O "breve século 20" expressão consagrada por Eric Hobsbawm não começa em 1901. Nem termina no ano 2000. Ele começa, de fato, em 1914, na eclosão da Primeira Guerra Mundial. Ela se encarregará de assinalar o declínio da civilização ocidental tal como ficou conhecida no século 19: capitalista, liberal e burguesa; crente no progresso técnico e científico; convicta da Europa como o centro da civilização. E o século termina em 1991, com o desmoronamento do socialismo real no Leste Europeu. Finda a alternativa real ao capitalismo, o mundo torna-se unidade operacional única. É inaugurado o novo século, sob a égide da globalização.

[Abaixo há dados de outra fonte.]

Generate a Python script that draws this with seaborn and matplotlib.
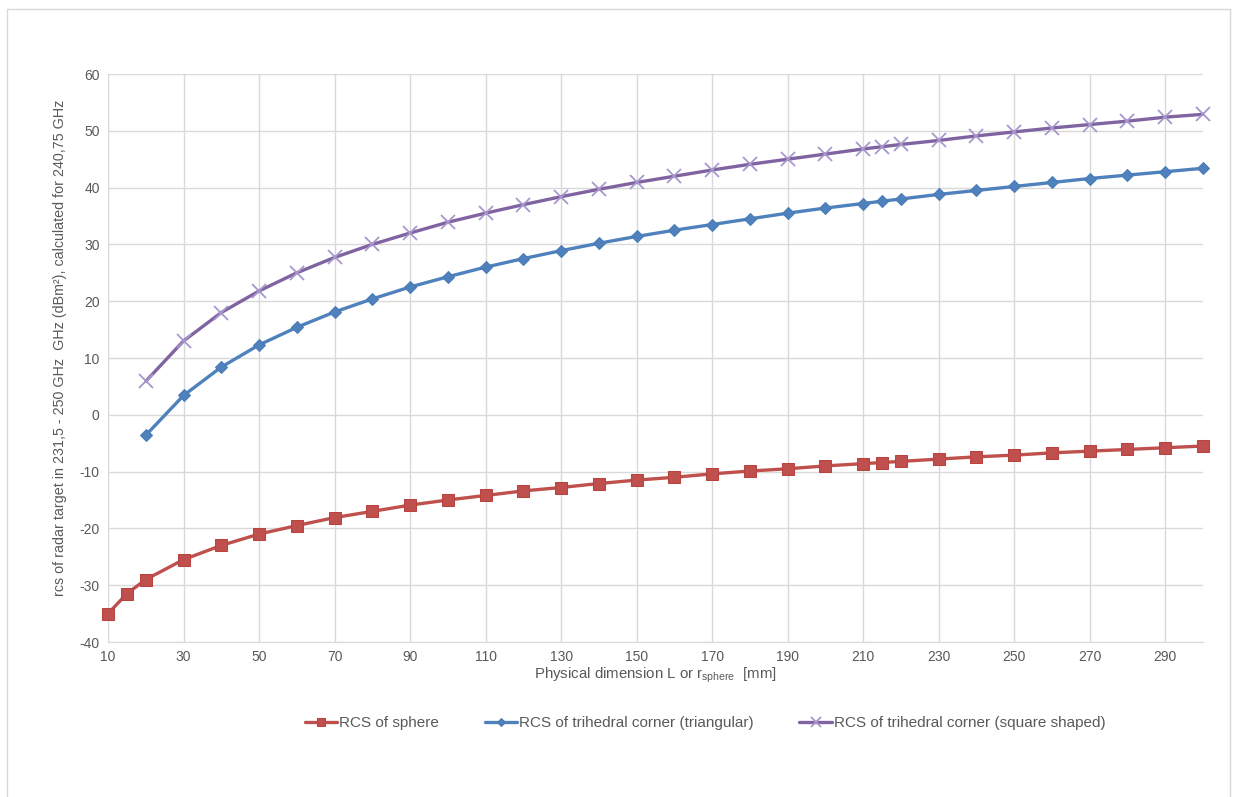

Em geral, descreve-se esse século 20 como o mais terrível, um século de guerras e massacres; uns sublinham o vertiginoso crescimento demográfico (especialmente nos países subdesenvolvidos), fonte de inúmeros cataclismos; outros, mais otimistas, enaltecem o espetacular desenvolvimento científico; ou pode-se pensá-lo como o determinante do fim das utopias.
De fato, sobre todo o século pairou o espectro da guerra. A primeira metade do século 20 foi uma "Era de Catástrofes": duas guerras mundiais e, entre elas, uma crise econômica de impacto global sem precedentes e a ascensão dos totalitarismos. A maior das catástrofes talvez seja, para além do Holocausto, a própria banalização do mal, como apontado pela alemã Hannah Arendt. A novidade assustadora os campos de concentração eram fábricas de extermínio que exterminaram milhões de vidas de maneira burocrática e tecnificada. A "solução final" não foi resultado de um planejamento político sistêmico, mas foi engendrada cotidianamente no interior da sociedade moderna burocrática de massas, em uma sucessão de acontecimentos corriqueiros e automatizados. O oficial alemão Adolf Eichmann, julgado culpado por sua responsabilidade pelas mortes de judeus exemplifica a temível banalidade do mal: um burocrata medíocre e subalterno, para quem a ordem e a obediência converteram-se em ferramentas do crime. Era um homem comum. Hoje seria confundido, na multidão, com um cidadão de bem.
Se, entre outras, a função do historiador é relembrar o que a maioria esquece, é válido pensar o século 20 desde sua assombrosa novidade. Se se faz história do ponto de vista do presente, é importante refletir sobre a banalidade do mal, a experiência totalitária, os campos de concentração, o estado de exceção.
Eles não foram defenestrados. Ao contrário, vivemos em uma sociedade de controle. A individualidade do ser é constantemente violentada.